The immediate occasion for his utterances was a production at Chicago’s Goodman Theatre of a version of the classic originally adapted by the Organic Theater Company. Unlike so many attempts to bring this work into the theatre, this one does not try to gloss over the problematic relationship between the white boy and the runaway black slave Jim. If anything, it goes out of its way to make the conflict between Huck’s socially instilled conscience (which tells him to return old widow Watson’s escaped property) and his natively decent heart (which says he should help free his friend, even if he must go to hell to do it) the unmistakable center of the drama.

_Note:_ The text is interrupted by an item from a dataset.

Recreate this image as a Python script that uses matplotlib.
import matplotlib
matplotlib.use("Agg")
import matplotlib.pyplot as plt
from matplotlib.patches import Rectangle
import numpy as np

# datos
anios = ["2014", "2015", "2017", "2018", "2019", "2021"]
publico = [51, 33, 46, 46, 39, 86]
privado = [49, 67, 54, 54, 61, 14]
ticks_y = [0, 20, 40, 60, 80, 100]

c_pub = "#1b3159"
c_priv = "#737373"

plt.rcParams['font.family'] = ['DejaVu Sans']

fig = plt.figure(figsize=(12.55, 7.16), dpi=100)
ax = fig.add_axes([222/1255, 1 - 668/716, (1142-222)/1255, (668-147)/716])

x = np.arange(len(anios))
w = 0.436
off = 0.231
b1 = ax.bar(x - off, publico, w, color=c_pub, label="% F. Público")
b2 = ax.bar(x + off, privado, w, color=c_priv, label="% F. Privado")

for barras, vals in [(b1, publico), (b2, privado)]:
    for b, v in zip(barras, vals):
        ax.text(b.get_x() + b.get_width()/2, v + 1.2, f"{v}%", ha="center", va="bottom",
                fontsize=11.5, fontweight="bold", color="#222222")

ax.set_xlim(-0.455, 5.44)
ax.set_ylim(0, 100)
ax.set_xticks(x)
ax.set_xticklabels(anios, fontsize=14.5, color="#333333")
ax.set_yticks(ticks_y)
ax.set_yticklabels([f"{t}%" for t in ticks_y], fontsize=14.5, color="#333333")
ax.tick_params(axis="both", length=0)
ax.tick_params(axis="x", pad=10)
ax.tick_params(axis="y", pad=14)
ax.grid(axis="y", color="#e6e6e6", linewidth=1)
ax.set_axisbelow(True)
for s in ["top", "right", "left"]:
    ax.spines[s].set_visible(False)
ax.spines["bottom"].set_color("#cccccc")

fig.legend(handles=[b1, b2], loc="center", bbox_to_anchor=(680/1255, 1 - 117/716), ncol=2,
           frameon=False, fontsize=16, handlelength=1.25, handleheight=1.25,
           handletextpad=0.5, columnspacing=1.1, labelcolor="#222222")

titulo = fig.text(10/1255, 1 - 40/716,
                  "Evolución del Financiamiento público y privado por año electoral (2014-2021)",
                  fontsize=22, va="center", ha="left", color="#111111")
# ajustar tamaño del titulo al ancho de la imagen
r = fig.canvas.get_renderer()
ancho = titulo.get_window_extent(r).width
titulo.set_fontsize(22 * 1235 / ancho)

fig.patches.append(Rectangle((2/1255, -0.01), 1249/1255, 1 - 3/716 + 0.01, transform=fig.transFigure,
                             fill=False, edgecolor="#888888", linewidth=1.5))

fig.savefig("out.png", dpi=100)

If the Goodman imagines that its focus on this element both honors Twain’s original intent to flush out racist attitudes in American society and demonstrates that these attitudes are hardly limited to the pre-Civil War South, Wallace disagrees. He is too appalled by the free use of the word “nigger” and a rural dialect which he feels demeans blacks and portrays them as ignorant, even sub-human. Still more fuel for the controversey will undoubtedly come when Big River: The Adventures of Huckleberry Finn opens on Broadway this month under the direction of Des McAnuff. The latter adaption, with a book by William Hauptman and music and lyrics by country music bard Roger Miller, has been seen in earlier incarnations at the American Repertory Theatre in Cambridge and La Jolla Playhouse in California.

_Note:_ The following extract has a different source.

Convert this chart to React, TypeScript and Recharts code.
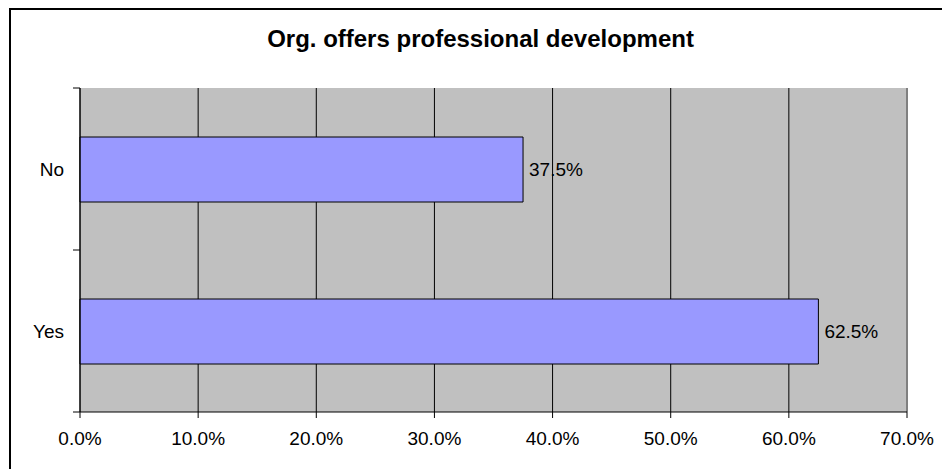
import React from "react";
import {
  BarChart,
  Bar,
  XAxis,
  YAxis,
  CartesianGrid,
  ReferenceLine,
  LabelList,
} from "recharts";

const categories = ["No", "Yes"];
const shares = [37.5, 62.5];
const xTicks = [0, 10, 20, 30, 40, 50, 60, 70];
const title = "Org. offers professional development";

const data = categories.map((name, i) => ({ name, value: shares[i] }));

const W = 942;
const H = 469;
const PLOT_LEFT = 80;
const PLOT_TOP = 88;
const PLOT_BOTTOM = 412;
const HALF_BAND = (PLOT_BOTTOM - PLOT_TOP) / categories.length / 2;
const FONT = "'Liberation Sans', Arial, sans-serif";

const pct = (v: number) => `${Number(v).toFixed(1)}%`;

function CategoryTick(props: any) {
  const { y, payload, index } = props;
  const last = index === categories.length - 1;
  return (
    <g>
      <line
        x1={PLOT_LEFT - 7}
        x2={PLOT_LEFT}
        y1={y - HALF_BAND}
        y2={y - HALF_BAND}
        stroke="#000"
      />
      {last && (
        <line
          x1={PLOT_LEFT - 7}
          x2={PLOT_LEFT}
          y1={y + HALF_BAND}
          y2={y + HALF_BAND}
          stroke="#000"
        />
      )}
      <text
        x={PLOT_LEFT - 16}
        y={y}
        dy="0.35em"
        textAnchor="end"
        fill="#000"
        fontSize={19}
        fontFamily={FONT}
      >
        {payload.value}
      </text>
    </g>
  );
}

export default function App() {
  return (
    <div
      style={{
        position: "absolute",
        left: 0,
        top: 0,
        width: W,
        height: H,
        overflow: "hidden",
        background: "#fff",
      }}
    >
      <div
        style={{
          position: "absolute",
          left: 9,
          top: 8,
          width: 1000,
          height: 600,
          borderLeft: "2px solid #000",
          borderTop: "2px solid #000",
        }}
      />
      <div
        style={{
          position: "absolute",
          left: 0,
          top: 25,
          width: 961,
          textAlign: "center",
          fontFamily: FONT,
          fontWeight: "bold",
          fontSize: 24,
          color: "#000",
        }}
      >
        {title}
      </div>
      <div style={{ position: "absolute", left: 0, top: 0 }}>
        <BarChart
          width={W}
          height={H}
          data={data}
          layout="vertical"
          margin={{ top: PLOT_TOP, right: 35, bottom: 27, left: 20 }}
        >
          <CartesianGrid
            horizontal={false}
            stroke="#000"
            fill="#C0C0C0"
            fillOpacity={1}
          />
          <XAxis
            type="number"
            domain={[0, 70]}
            ticks={xTicks}
            tickFormatter={pct}
            height={30}
            axisLine={{ stroke: "#000" }}
            tickLine={{ stroke: "#000" }}
            tickSize={6}
            tickMargin={14}
            tick={{ fill: "#000", fontSize: 19, fontFamily: FONT }}
          />
          <XAxis
            xAxisId="top"
            orientation="top"
            type="number"
            domain={[0, 70]}
            height={0}
            tick={false}
            tickLine={false}
            axisLine={{ stroke: "#808080", strokeWidth: 2 }}
          />
          <YAxis
            type="category"
            dataKey="name"
            width={60}
            axisLine={{ stroke: "#000" }}
            tickLine={false}
            tick={<CategoryTick />}
          />
          <ReferenceLine x={70} stroke="#808080" strokeWidth={2} />
          <Bar
            dataKey="value"
            fill="#9999FF"
            stroke="#000"
            strokeWidth={1}
            barSize={65}
            isAnimationActive={false}
          >
            <LabelList
              dataKey="value"
              position="right"
              offset={6}
              formatter={(v: any) => pct(v)}
              fill="#000"
              fontSize={19}
              fontFamily={FONT}
            />
          </Bar>
        </BarChart>
      </div>
    </div>
  );
}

No appeal to Twain’s irony, to the authority of subsequent expert interpretations, to a universally high regard such as that of Ernest Hemingway (who judged the novel to be the fountainhead of modern American literature) dissuades Wallace and his followers from believing that to read it hurts black children and makes them feel bad about themselves. He has even gone so far as to create his own version of the book, one which expurgates the offending material, making the classic “fit” for youthful consumption.
Wallace may seem like an easy target—another in the depressing parade of abysmally unsubtle minds that gravitate toward education, politics and the military and do mischief wherever they land. But in considering the debate, I read the book again and, as much as I laughed, oh the pain! Oh the pain!

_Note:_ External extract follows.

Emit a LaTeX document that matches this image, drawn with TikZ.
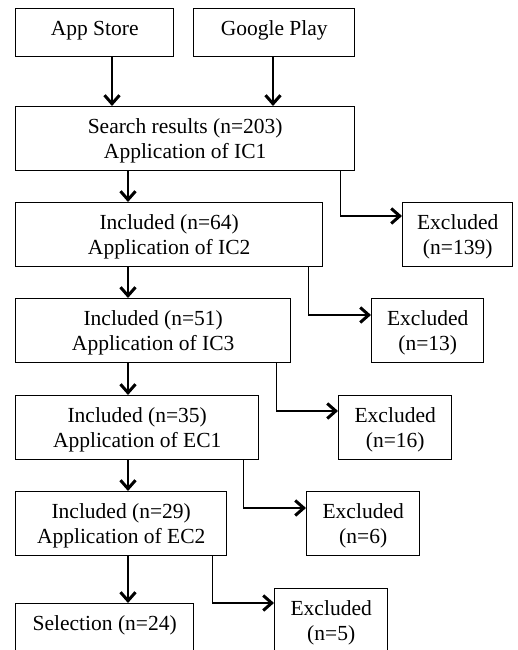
\documentclass[tikz,border=0pt]{standalone}
\usepackage{fontspec}
\setmainfont{Liberation Serif}
\usetikzlibrary{arrows.meta}
% centred lines of a box, aligned on the first baseline
\newcommand{\cellstack}[1]{\begin{tabular}[t]{@{}c@{}}#1\end{tabular}}

\begin{document}
\begin{tikzpicture}[x=1pt,y=-1pt,
  flowbox/.style={draw, line width=1.4pt, rectangle, anchor=north west,
    inner xsep=0pt, inner ysep=0pt, text height=26.5pt, text depth=37.5pt,
    font=\fontsize{21.5}{25}\selectfont},
  shortbox/.style={flowbox, text depth=21.5pt},
  flow/.style={line width=1.5pt,
    -{Straight Barb[length=8.5pt,width=15pt,line width=3pt]}}]

\useasboundingbox (0,0) rectangle (518,650);
\fill[white] (0,0) rectangle (518,650);
\clip (0,0) rectangle (518,650);

% sources
\node[shortbox, minimum width=158pt] (app)   at (15,8)  {\cellstack{App Store}};
\node[shortbox, minimum width=161pt] (gplay) at (193,8) {\cellstack{Google Play}};

% main column
\node[flowbox, minimum width=339pt] (search) at (15,106) {\cellstack{Search results (n=203)\\Application of IC1}};
\node[flowbox, minimum width=307pt] (inc64)  at (15,202) {\cellstack{Included (n=64)\\Application of IC2}};
\node[flowbox, minimum width=275pt] (inc51)  at (15,298) {\cellstack{Included (n=51)\\Application of IC3}};
\node[flowbox, minimum width=243pt] (inc35)  at (15,395) {\cellstack{Included (n=35)\\Application of EC1}};
\node[flowbox, minimum width=211pt] (inc29)  at (15,491) {\cellstack{Included (n=29)\\Application of EC2}};
\node[flowbox, minimum width=178pt] (sel)    at (15,603) {\cellstack{Selection (n=24)}};

% exclusions
\node[flowbox, minimum width=110pt] (exc139) at (402,202) {\cellstack{Excluded\\(n=139)}};
\node[flowbox, minimum width=112pt] (exc13)  at (371,298) {\cellstack{Excluded\\(n=13)}};
\node[flowbox, minimum width=113pt] (exc16)  at (338,395) {\cellstack{Excluded\\(n=16)}};
\node[flowbox, minimum width=113pt] (exc6)   at (306,491) {\cellstack{Excluded\\(n=6)}};
\node[flowbox, minimum width=113pt] (exc5)   at (274,588) {\cellstack{Excluded\\(n=5)}};

% arrow columns
\coordinate (appx) at (112,0);
\coordinate (gpx)  at (273,0);
\coordinate (col)  at (128,0);

\draw[flow] (app.south -| appx)   -- (search.north -| appx);
\draw[flow] (gplay.south -| gpx)  -- (search.north -| gpx);
\draw[flow] (search.south -| col) -- (inc64.north -| col);
\draw[flow] (inc64.south -| col)  -- (inc51.north -| col);
\draw[flow] (inc51.south -| col)  -- (inc35.north -| col);
\draw[flow] (inc35.south -| col)  -- (inc29.north -| col);
\draw[flow] (inc29.south -| col)  -- (sel.north -| col);

\draw[flow] ([xshift=-15pt]search.south east) |- ([yshift=-14pt]exc139.north west);
\draw[flow] ([xshift=-15pt]inc64.south east)  |- ([yshift=-17pt]exc13.north west);
\draw[flow] ([xshift=-15pt]inc51.south east)  |- ([yshift=-16pt]exc16.north west);
\draw[flow] ([xshift=-16pt]inc35.south east)  |- ([yshift=-17pt]exc6.north west);
\draw[flow] ([xshift=-15pt]inc29.south east)  |- ([yshift=-15pt]exc5.north west);
\end{tikzpicture}
\end{document}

Whatever his intentions, and I assume they are good, Wallace is wrong—but his hurt comes from a very real place. What a pity that he seems incapable of understanding that it was Twain’s hurt, too, and that it extends even beyond the issues of race and slavery, as overpowering as they are, to encompass the suffering of a wound which at once splits and joins a whole continent, like a great river—a national habit of self-deception and escapism.
It is now impossible to talk seriously about Twain or any other significant American writer of the formative 19th century without taking into account Leslie A. Fiedler’s Love and Death in the American Novel. The cultural drama that he so profoundly and provocatively discovered for us with that work seems, in this current controversy over Huckleberry Finn, to be playing itself out in yet one more episode. Indeed, the seed for Fiedler’s whole monumental study is an essay on the novel called, “Come Back to the Raft Ag’in, Huck Honey.”
In the essay and the subsequent book, he develops the thesis that the history of American literature, and therefore the history of American culture, is a long flight from “civilization,” which is to say from the “confrontation of a man and woman which leads to the fall of sex, marriage and responsibility.” To prove his theory, Fiedler explicates such masterpieces as The Scarlet Letter, Moby Dick and, of course, the quintessential tale of escape from the domesticating control of women into an endless adolescent adventure, Huckleberry Finn. Naturally, a thesis that insists the creations which best reflect our culture are based on the stifling of heterosexuality in favor of a covert, unrealized homosexuality has had its detractors. Matters are not helped when Fiedler goes on to insist that the homosexuality is miscegenational: not only Huck and Nigger Jim, but Ishmael and Queequeg, Natty Bumpo and Ching-achgook; and the list continues.
What some have seen as a perniciously sensational expose of American fiction is really a profound explication of a culture which fled from the old terrors of Europe, not into the innocent pre-sexual paradise of an edenic wilderness, but a primitive world tormented by “new and special guilts associated with the rape of nature and the exploitation of dark-skinned people.” What that culture has produced is “bewilderingly and embarrassingly, a gothic fiction, non-realistic and negative, sadist and melodramatic—a literature of darkness and the grotesque in a land of light and affirmation.”
Paradoxically growing up alongside this painful literature has been a strange effort to conceal its pain, not only by scholars whose prudery might be somewhat expected, but by the authors themselves. Twain is probably the best example of this evasion, with his warnings that anyone who finds significance in his work will be prosecuted, banished or shot. The result, according to Fiedler, is that “our classic literature is a literature of horror for boys.” The most brilliant, complex, dreadful statements of who we are are consigned to the children’s shelf in the library.
This long, persistent habit of concealment continues today, which brings us back to Wallace and his bowdlerized Huckleberry Finn. He is attempting no more or less than what thousands of others have tried before him and continued to try: to erase, sugarcoat, defuse, lie about, ignore and censor those difficult, not always fun things about our lives both as a nation and as human beings. That is the program of most so-called children’s theatre, surely—those sanitary spaces where neat little Hucks play around in their Stay-Soft jeans. But isn’t it also the creeping credo of most other theatre—and of politics as well culture in a country where missiles are called “peacemakers”?
Wallace is concerned about the pain that Twain’s novel causes black children. I wonder about the pain of whites who discover that the funny, poetic, high-spirited rite of youthful passage is also a voyage of innocence through an America populated by fools and rogues capable of all manner of acts of betrayal and violence. It is a trip deeper and deeper into the terrors of racism, which so taint every corner of life that even the mildest, most generous citizens can, completely in good conscience, carry on the following conversation:
“We blowed out a cylinder head.”
“Good gracious! anybody hurt?”
“No’m. Killed a nigger.”
“Well, it’s lucky; because sometimes people do get hurt.”
Wallace, evidently, cannot hear any of the truth behind this exchange, arguably the most brilliant indictment of American racism ever as written. His hearing is blocked by a thundering pain, and it is almost forgivable that he wants to protect the young people of his race from such horror. But by protecting them, isn’t he, and the many who act as he does, betraying them, selling their intelligence short, leaving them uneducated and ultimately uneducable? And aren’t the rest of us—who are so willing to relegate such great documents of who we are to the innocuous safety of the kiddy corner, refusing to confront what they arereally about—cheating ourselves, not to speak of our children?